New Delhi: Creditors rescued 69 indebted businesses in the June quarter through the Insolvency and Bankruptcy Code (IBC) route, improving upon resolutions in the year-ago period but falling a tad lower sequentially, showed official data.
In the June quarter of FY25, 58 sick companies were salvaged by their creditors and new investors, showed data available from the Insolvency and Bankruptcy Board of India (IBBI), the sector’s rule-maker.
The improvement comes in the wake of the government filling vacancies in the National Company Law Tribunal (NCLT)—the judicial authority that clears debt resolution schemes under the bankruptcy code.
As of March this year, it had 60 members out of 63 sanctioned posts, data available from the tribunal showed. That is a major improvement, given that at the end of September 2024, the tribunal had only 43 members, or 30% short of its sanctioned strength, Mint reported on 6 December.
The number of debt resolutions achieved in the June quarter, however, is a tad below the 75 resolutions reported in the March quarter of FY25. On an average, 62 cases were resolved in a quarter in FY25, with 247 companies getting their restructure plans approved in the full year, IBBI data showed.
Experts said debt resolutions in the recent past have actually improved.

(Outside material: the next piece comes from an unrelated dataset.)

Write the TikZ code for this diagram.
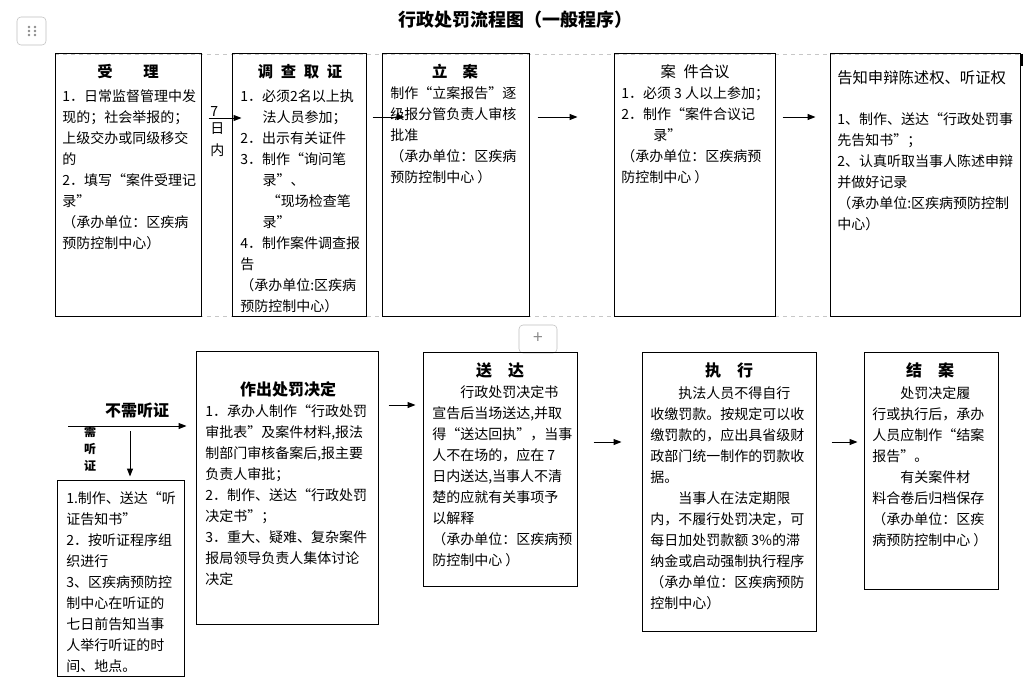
\documentclass[tikz,border=0pt]{standalone}
\usepackage{fontspec}
\setmainfont{Noto Sans CJK SC}
\usetikzlibrary{arrows.meta,calc,fit}
\tikzset{
  box/.style={draw, line width=0.75pt, inner sep=0pt},
  txt/.style={anchor=north west, align=left, inner sep=0pt, font=\fontsize{10.5}{15.75}\selectfont},
  ttl/.style={inner sep=0pt, font=\fontsize{11.5}{14}\selectfont\bfseries},
  arr/.style={line width=0.75pt, -{Triangle[length=6pt,width=4.5pt]}},
  grid/.style={black!22, dashed, line width=0.5pt},
}

\begin{document}
\begin{tikzpicture}[x=0.75pt,y=-0.75pt]
\useasboundingbox (0,0) rectangle (1030,692);
\fill[white] (0,0) rectangle (1030,692);

% editor handles
\draw[black!25, rounded corners=3pt] (17,17) rectangle (46,45);
\foreach \dx in {29,35}
  \foreach \dy in {27,31,35}
    \fill[black!45] (\dx,\dy) circle (1pt);
\draw[black!25, rounded corners=3pt] (519,325) rectangle (557,353);
\node[text=black!45, font=\fontsize{13}{13}\selectfont] (plus) at (538,338) {+};

\node[font=\fontsize{13.5}{16}\selectfont\bfseries] (title) at (515,20) {行政处罚流程图（一般程序）};

\draw[grid] (55,54) -- (1020,54);
\draw[grid] (55,316) -- (1020,316);
\draw[line width=2pt] (1022,54) -- (1022,66);

% top row
\node[box, fit={(55,54) (201,316)}] (sl) {};
\node[ttl] (sl-h) at (128,72) {受\hspace{2em}理};
\node[txt] (sl-t) at (62,89) {1．日常监督管理中发\\现的；社会举报的；\\上级交办或同级移交\\的\\2．填写“案件受理记\\录”\\（承办单位：区疾病\\预防控制中心）};

\node[box, fit={(232,54) (366,316)}] (dc) {};
\node[ttl] (dc-h) at (300,72) {调\hspace{0.5em}查\hspace{0.5em}取\hspace{0.5em}证};
\node[txt] (dc-t) at (240,89) {1．必须2名以上执\\\hspace*{1.6em}法人员参加；\\2．出示有关证件\\3．制作“询问笔\\\hspace*{1.6em}录”、\\\hspace*{1.9em}“现场检查笔\\\hspace*{1.6em}录”\\4．制作案件调查报\\告\\（承办单位:区疾病\\预防控制中心）};

\node[box, fit={(382,54) (529,316)}] (la) {};
\node[ttl] (la-h) at (455,72) {立\hspace{1em}案};
\node[txt] (la-t) at (390,86) {制作“立案报告”逐\\级报分管负责人审核\\批准\\（承办单位：区疾病\\预防控制中心 ）};

\node[box, fit={(614,54) (775,316)}] (hy) {};
\node[inner sep=0pt, font=\fontsize{11.5}{14}\selectfont] (hy-h) at (695,72) {案\hspace{0.5em}件合议};
\node[txt] (hy-t) at (621,86) {1．必须 3 人以上参加；\\2．制作“案件合议记\\\hspace*{2.3em}录”\\（承办单位：区疾病预\\防控制中心 ）};

\node[box, fit={(830,54) (1020,316)}] (gz) {};
\node[anchor=west, inner sep=0pt, font=\fontsize{11.5}{14}\selectfont] (gz-h) at (837,78) {告知申辩陈述权、听证权};
\node[txt] (gz-t) at (837,112) {1、制作、送达“行政处罚事\\先告知书”；\\2、认真听取当事人陈述申辩\\并做好记录\\（承办单位:区疾病预防控制\\中心）};

\draw[arr] ($(sl.east |- 0,118)+(7,0)$) -- ($(dc.west |- 0,118)+(10,0)$)
  node[at start, anchor=south west, inner sep=1pt, font=\fontsize{10.5}{12}\selectfont] (d7) {7}
  node[at start, anchor=north west, inner sep=1pt, yshift=-2pt, align=center, font=\fontsize{10.5}{16.5}\selectfont] (dn) {日\\内};
\draw[arr] ($(dc.east |- 0,117)+(6,0)$) -- ($(la.west |- 0,117)+(23,0)$);
\draw[arr] ($(la.east |- 0,117)+(8,0)$) -- ($(hy.west |- 0,117)+(-36,0)$);
\draw[arr] ($(hy.east |- 0,117)+(7,0)$) -- ($(gz.west |- 0,117)+(-14,0)$);

% bottom row
\node[box, fit={(196,351) (378,624)}] (zc) {};
\node[ttl, font=\fontsize{12}{14}\selectfont\bfseries] (zc-h) at (288,389) {作出处罚决定};
\node[txt] (zc-t) at (205,404) {1．承办人制作“行政处罚\\审批表”及案件材料,报法\\制部门审核备案后,报主要\\负责人审批；\\2．制作、送达“行政处罚\\决定书”；\\3．重大、疑难、复杂案件\\报局领导负责人集体讨论\\决定};

\coordinate (fork) at (68,426);
\node[font=\fontsize{12}{14}\selectfont\bfseries, inner sep=0pt] (bx) at (137,411) {不需听证};
\draw[arr] (fork) -- ($(fork -| zc.west)+(-9,0)$);
\node[align=center, inner sep=0pt, font=\fontsize{9}{13}\selectfont\bfseries] (xt) at (90,449) {需\\听\\证};

\node[box, fit={(57,480) (184,676)}] (tz) {};
\coordinate (hs) at (130,431);
\draw[arr] (hs) -- ($(hs |- tz.north)+(0,-3)$);
\begin{scope}
\clip (57,480) rectangle (184,673);
\node[txt] (tz-t) at (66,491) {1.制作、送达“听\\证告知书”\\2．按听证程序组\\织进行\\3、区疾病预防控\\制中心在听证的\\七日前告知当事\\人举行听证的时\\间、地点。};
\end{scope}

\node[box, fit={(423,352) (577,586)}] (sd) {};
\node[ttl, font=\fontsize{12}{14}\selectfont\bfseries] (sd-h) at (500,370) {送\hspace{1em}达};
\node[txt] (sd-t) at (432,385) {\hspace*{2em}行政处罚决定书\\宣告后当场送达,并取\\得“送达回执”，当事\\人不在场的，应在 7\\日内送达,当事人不清\\楚的应就有关事项予\\以解释\\（承办单位：区疾病预\\防控制中心 ）};

\node[box, fit={(642,352) (816,631)}] (zx) {};
\node[ttl, font=\fontsize{12}{14}\selectfont\bfseries] (zx-h) at (729,370) {执\hspace{1em}行};
\node[txt] (zx-t) at (650,386) {\hspace*{2em}执法人员不得自行\\收缴罚款。按规定可以收\\缴罚款的，应出具省级财\\政部门统一制作的罚款收\\据。\\\hspace*{2em}当事人在法定期限\\内，不履行处罚决定，可\\每日加处罚款额 3\%的滞\\纳金或启动强制执行程序\\（承办单位：区疾病预防\\控制中心）};

\node[box, fit={(864,352) (998,589)}] (ja) {};
\node[ttl, font=\fontsize{12}{14}\selectfont\bfseries] (ja-h) at (930,370) {结\hspace{1em}案};
\node[txt] (ja-t) at (872,386) {\hspace*{2em}处罚决定履\\行或执行后，承办\\人员应制作“结案\\报告”。\\\hspace*{2em}有关案件材\\料合卷后归档保存\\（承办单位：区疾\\病预防控制中心 ）};

\draw[arr] ($(zc.east |- 0,405)+(10,0)$) -- ($(sd.west |- 0,405)+(-7,0)$);
\draw[arr] ($(sd.east |- 0,442)+(16,0)$) -- ($(zx.west |- 0,442)+(-20,0)$);
\draw[arr] ($(zx.east |- 0,442)+(15,0)$) -- ($(ja.west |- 0,442)+(-6,0)$);
\end{tikzpicture}
\end{document}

“While the quarter-to-quarter trend may not provide a consistent uptick in the resolutions under the IBC, it is interesting to note that as of December 2024, 60% of all resolution plans approved under the IBC had been approved over the preceding three years. Here, it must also be highlighted that an additional 30,000 cases were settled at the pre-admission stage during the same period,” said Yogendra Aldak, partner at Lakshmikumaran and Sridharanattorneys.
Corporate debt resolution under the IBC came into force in December 2016.
Separately, the ministry of corporate affairs said in its monthly newsletter for May that increased institutional capacity and reduced litigation can help improve the outcomes of debt resolution efforts. Better training and support for insolvency professionals, streamlining procedures and enhancing effectiveness of the committee of creditors, which decides on the future of distressed companies, are important areas for future focus, the ministry stated.
Experts also believe legislative and administrative changes will help in improving debt resolution outcomes.
“While these provide an optimistic outlook for the future of resolutions in India, the process continues to be hindered by several procedural and institutional hurdles. In order to achieve a truly reliable and efficient resolution mechanism, both legislative policy and administrative practices will have to be re-evaluated in order to successfully tackle the present challenges,” Aldak said.
Experts said the recruitment of new members in NCLTs has borne fruit.
“It is imperative that the NCLT functions at full strength so that there are no delays in plan approval. Delays in plan approval may lead to further complications such as bidders expressing inability to execute due to passage of time,” said Madhav Kanoria, partner at law firm Cyril Amarchand Mangaldas.
A few members are set to retire and it is expected that the government will fill the vacancies sooner than later so that matters are disposed of expeditiously, added Kanoria.